● **Extracted records**
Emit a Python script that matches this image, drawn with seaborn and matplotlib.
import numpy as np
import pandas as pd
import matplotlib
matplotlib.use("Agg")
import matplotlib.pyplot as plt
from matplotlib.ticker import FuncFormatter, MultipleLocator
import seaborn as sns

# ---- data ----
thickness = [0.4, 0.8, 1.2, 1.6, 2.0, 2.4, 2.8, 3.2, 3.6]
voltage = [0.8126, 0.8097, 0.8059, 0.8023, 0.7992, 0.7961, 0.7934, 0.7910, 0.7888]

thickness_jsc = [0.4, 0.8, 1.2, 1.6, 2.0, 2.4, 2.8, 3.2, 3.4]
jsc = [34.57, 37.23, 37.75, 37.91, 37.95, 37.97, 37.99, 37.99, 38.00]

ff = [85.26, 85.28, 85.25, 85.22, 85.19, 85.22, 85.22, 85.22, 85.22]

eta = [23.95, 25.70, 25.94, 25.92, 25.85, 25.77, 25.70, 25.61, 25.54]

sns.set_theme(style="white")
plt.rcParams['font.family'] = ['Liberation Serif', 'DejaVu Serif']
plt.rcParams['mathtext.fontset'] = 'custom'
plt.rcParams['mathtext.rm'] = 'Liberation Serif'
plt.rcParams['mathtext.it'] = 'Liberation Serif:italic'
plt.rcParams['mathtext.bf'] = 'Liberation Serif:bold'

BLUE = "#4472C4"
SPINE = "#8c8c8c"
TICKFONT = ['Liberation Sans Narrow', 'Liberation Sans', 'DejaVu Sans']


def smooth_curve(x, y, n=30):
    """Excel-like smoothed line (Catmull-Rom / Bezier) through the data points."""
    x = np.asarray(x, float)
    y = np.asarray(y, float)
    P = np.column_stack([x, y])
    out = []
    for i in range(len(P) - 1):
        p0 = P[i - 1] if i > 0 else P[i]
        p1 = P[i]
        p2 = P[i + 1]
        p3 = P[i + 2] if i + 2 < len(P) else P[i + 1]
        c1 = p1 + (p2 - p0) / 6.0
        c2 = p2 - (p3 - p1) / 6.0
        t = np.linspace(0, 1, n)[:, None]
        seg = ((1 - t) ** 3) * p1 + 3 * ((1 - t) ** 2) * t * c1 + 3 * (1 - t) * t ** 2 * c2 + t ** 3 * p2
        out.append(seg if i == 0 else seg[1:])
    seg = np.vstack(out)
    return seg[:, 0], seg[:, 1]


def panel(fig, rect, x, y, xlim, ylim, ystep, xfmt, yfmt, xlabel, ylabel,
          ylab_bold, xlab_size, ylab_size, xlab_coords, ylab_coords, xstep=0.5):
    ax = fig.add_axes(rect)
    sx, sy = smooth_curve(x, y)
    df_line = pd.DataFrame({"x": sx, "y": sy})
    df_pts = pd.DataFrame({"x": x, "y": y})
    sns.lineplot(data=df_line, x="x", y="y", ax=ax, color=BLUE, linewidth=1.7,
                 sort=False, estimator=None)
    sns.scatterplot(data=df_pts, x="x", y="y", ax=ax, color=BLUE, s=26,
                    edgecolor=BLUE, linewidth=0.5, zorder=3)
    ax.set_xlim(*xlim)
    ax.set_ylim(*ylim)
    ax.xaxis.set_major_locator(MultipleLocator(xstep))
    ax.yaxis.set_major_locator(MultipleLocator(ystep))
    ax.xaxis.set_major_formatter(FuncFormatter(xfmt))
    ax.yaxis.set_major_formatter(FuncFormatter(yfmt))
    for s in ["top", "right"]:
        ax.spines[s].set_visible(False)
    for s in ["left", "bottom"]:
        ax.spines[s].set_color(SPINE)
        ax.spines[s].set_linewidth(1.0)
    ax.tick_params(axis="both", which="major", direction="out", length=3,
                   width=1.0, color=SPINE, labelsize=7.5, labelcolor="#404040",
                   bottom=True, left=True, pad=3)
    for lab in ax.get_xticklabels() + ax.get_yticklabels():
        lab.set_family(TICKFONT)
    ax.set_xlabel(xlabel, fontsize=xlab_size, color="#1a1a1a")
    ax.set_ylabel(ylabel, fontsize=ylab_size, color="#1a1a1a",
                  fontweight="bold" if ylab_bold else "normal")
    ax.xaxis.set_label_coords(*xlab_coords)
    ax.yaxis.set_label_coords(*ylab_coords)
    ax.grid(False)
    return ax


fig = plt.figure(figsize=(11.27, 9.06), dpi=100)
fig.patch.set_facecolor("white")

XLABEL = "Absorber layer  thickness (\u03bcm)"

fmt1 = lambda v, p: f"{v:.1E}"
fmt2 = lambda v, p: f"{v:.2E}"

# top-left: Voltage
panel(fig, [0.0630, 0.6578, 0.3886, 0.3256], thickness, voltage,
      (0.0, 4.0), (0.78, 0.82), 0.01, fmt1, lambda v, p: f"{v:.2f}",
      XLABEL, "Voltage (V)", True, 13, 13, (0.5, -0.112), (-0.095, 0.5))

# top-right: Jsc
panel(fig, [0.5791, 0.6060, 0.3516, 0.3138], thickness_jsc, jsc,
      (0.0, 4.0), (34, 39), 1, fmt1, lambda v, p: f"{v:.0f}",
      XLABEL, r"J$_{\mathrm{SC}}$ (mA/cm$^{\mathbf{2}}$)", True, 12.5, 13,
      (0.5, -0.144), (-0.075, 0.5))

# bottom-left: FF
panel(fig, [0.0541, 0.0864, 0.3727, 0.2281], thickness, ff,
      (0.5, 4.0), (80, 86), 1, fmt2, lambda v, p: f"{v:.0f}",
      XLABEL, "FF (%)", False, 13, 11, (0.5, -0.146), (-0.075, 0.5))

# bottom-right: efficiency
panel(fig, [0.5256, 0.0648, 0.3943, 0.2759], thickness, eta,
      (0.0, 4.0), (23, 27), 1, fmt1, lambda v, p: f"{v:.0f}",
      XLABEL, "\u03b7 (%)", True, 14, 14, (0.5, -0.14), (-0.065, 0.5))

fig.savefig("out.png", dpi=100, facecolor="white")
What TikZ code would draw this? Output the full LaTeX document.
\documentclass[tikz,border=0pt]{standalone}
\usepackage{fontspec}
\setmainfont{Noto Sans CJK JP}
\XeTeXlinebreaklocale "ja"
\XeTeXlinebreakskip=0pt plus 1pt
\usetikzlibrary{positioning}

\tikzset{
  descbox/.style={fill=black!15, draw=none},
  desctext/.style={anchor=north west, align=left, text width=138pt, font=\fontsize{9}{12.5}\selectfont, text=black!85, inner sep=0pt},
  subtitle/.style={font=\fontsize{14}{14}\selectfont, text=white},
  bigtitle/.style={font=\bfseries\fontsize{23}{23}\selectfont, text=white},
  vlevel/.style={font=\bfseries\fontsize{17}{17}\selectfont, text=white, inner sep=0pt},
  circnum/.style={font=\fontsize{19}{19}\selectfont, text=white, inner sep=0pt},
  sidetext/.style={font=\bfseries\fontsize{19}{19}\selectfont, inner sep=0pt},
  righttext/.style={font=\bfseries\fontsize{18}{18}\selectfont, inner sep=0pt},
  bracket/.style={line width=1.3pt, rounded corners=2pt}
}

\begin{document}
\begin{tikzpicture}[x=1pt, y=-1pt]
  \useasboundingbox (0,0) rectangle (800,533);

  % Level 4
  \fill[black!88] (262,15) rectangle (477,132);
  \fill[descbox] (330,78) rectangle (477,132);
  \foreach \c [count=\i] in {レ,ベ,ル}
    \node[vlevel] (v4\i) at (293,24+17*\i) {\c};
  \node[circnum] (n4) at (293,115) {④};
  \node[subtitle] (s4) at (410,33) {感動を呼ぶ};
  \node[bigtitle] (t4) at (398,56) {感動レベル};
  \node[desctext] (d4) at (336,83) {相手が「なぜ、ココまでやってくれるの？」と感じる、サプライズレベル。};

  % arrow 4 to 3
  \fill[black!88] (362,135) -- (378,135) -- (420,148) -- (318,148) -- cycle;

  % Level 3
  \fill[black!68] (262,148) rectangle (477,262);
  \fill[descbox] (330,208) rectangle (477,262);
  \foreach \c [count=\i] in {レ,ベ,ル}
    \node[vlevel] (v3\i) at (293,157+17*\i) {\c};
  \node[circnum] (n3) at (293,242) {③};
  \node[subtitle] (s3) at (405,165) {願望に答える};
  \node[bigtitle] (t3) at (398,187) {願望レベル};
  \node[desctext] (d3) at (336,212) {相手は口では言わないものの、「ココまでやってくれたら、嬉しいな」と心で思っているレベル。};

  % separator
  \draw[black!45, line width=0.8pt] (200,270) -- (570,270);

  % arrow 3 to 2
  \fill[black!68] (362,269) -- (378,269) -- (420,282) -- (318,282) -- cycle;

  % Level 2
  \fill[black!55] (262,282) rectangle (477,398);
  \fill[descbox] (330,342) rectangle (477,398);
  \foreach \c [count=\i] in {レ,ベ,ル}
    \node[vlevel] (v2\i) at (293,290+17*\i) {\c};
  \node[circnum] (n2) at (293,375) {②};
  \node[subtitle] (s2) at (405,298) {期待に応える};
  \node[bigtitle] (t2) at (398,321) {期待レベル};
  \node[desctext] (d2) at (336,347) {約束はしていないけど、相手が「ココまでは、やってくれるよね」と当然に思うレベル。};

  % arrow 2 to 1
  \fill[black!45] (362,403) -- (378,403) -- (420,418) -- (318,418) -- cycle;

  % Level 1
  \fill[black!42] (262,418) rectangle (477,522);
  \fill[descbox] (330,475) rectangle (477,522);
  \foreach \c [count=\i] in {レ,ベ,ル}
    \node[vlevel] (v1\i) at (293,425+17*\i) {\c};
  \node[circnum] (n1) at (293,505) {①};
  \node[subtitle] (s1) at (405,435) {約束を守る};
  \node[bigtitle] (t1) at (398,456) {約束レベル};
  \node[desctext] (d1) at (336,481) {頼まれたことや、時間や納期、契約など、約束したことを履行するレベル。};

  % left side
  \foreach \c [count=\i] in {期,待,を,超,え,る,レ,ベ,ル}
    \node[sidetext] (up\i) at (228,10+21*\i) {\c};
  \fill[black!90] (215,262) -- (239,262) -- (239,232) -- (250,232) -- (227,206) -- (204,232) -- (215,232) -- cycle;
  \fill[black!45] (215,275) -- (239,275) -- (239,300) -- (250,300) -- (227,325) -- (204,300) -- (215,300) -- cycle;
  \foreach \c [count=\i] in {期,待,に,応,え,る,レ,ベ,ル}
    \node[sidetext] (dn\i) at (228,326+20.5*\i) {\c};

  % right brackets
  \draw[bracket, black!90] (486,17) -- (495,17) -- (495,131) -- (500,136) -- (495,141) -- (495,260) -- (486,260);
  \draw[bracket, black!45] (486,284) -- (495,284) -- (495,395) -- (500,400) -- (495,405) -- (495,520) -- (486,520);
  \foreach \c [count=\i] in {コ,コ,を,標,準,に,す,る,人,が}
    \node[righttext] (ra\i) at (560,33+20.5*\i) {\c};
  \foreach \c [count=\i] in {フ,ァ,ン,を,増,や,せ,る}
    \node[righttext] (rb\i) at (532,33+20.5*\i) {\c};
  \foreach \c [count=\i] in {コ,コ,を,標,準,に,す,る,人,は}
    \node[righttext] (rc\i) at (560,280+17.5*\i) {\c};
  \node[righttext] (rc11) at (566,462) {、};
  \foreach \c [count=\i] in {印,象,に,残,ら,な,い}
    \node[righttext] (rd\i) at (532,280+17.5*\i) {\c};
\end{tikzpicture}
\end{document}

● **Aim of the task**
Print the lines above, unchanged, from the start of the records to the line with "return seg[:, 0], seg[:, 1]", including that final line.

● **Problem solution**
Emit a Python script that matches this image, drawn with seaborn and matplotlib.
import numpy as np
import pandas as pd
import matplotlib
matplotlib.use("Agg")
import matplotlib.pyplot as plt
from matplotlib.ticker import FuncFormatter, MultipleLocator
import seaborn as sns

# ---- data ----
thickness = [0.4, 0.8, 1.2, 1.6, 2.0, 2.4, 2.8, 3.2, 3.6]
voltage = [0.8126, 0.8097, 0.8059, 0.8023, 0.7992, 0.7961, 0.7934, 0.7910, 0.7888]

thickness_jsc = [0.4, 0.8, 1.2, 1.6, 2.0, 2.4, 2.8, 3.2, 3.4]
jsc = [34.57, 37.23, 37.75, 37.91, 37.95, 37.97, 37.99, 37.99, 38.00]

ff = [85.26, 85.28, 85.25, 85.22, 85.19, 85.22, 85.22, 85.22, 85.22]

eta = [23.95, 25.70, 25.94, 25.92, 25.85, 25.77, 25.70, 25.61, 25.54]

sns.set_theme(style="white")
plt.rcParams['font.family'] = ['Liberation Serif', 'DejaVu Serif']
plt.rcParams['mathtext.fontset'] = 'custom'
plt.rcParams['mathtext.rm'] = 'Liberation Serif'
plt.rcParams['mathtext.it'] = 'Liberation Serif:italic'
plt.rcParams['mathtext.bf'] = 'Liberation Serif:bold'

BLUE = "#4472C4"
SPINE = "#8c8c8c"
TICKFONT = ['Liberation Sans Narrow', 'Liberation Sans', 'DejaVu Sans']


def smooth_curve(x, y, n=30):
    """Excel-like smoothed line (Catmull-Rom / Bezier) through the data points."""
    x = np.asarray(x, float)
    y = np.asarray(y, float)
    P = np.column_stack([x, y])
    out = []
    for i in range(len(P) - 1):
        p0 = P[i - 1] if i > 0 else P[i]
        p1 = P[i]
        p2 = P[i + 1]
        p3 = P[i + 2] if i + 2 < len(P) else P[i + 1]
        c1 = p1 + (p2 - p0) / 6.0
        c2 = p2 - (p3 - p1) / 6.0
        t = np.linspace(0, 1, n)[:, None]
        seg = ((1 - t) ** 3) * p1 + 3 * ((1 - t) ** 2) * t * c1 + 3 * (1 - t) * t ** 2 * c2 + t ** 3 * p2
        out.append(seg if i == 0 else seg[1:])
    seg = np.vstack(out)
    return seg[:, 0], seg[:, 1]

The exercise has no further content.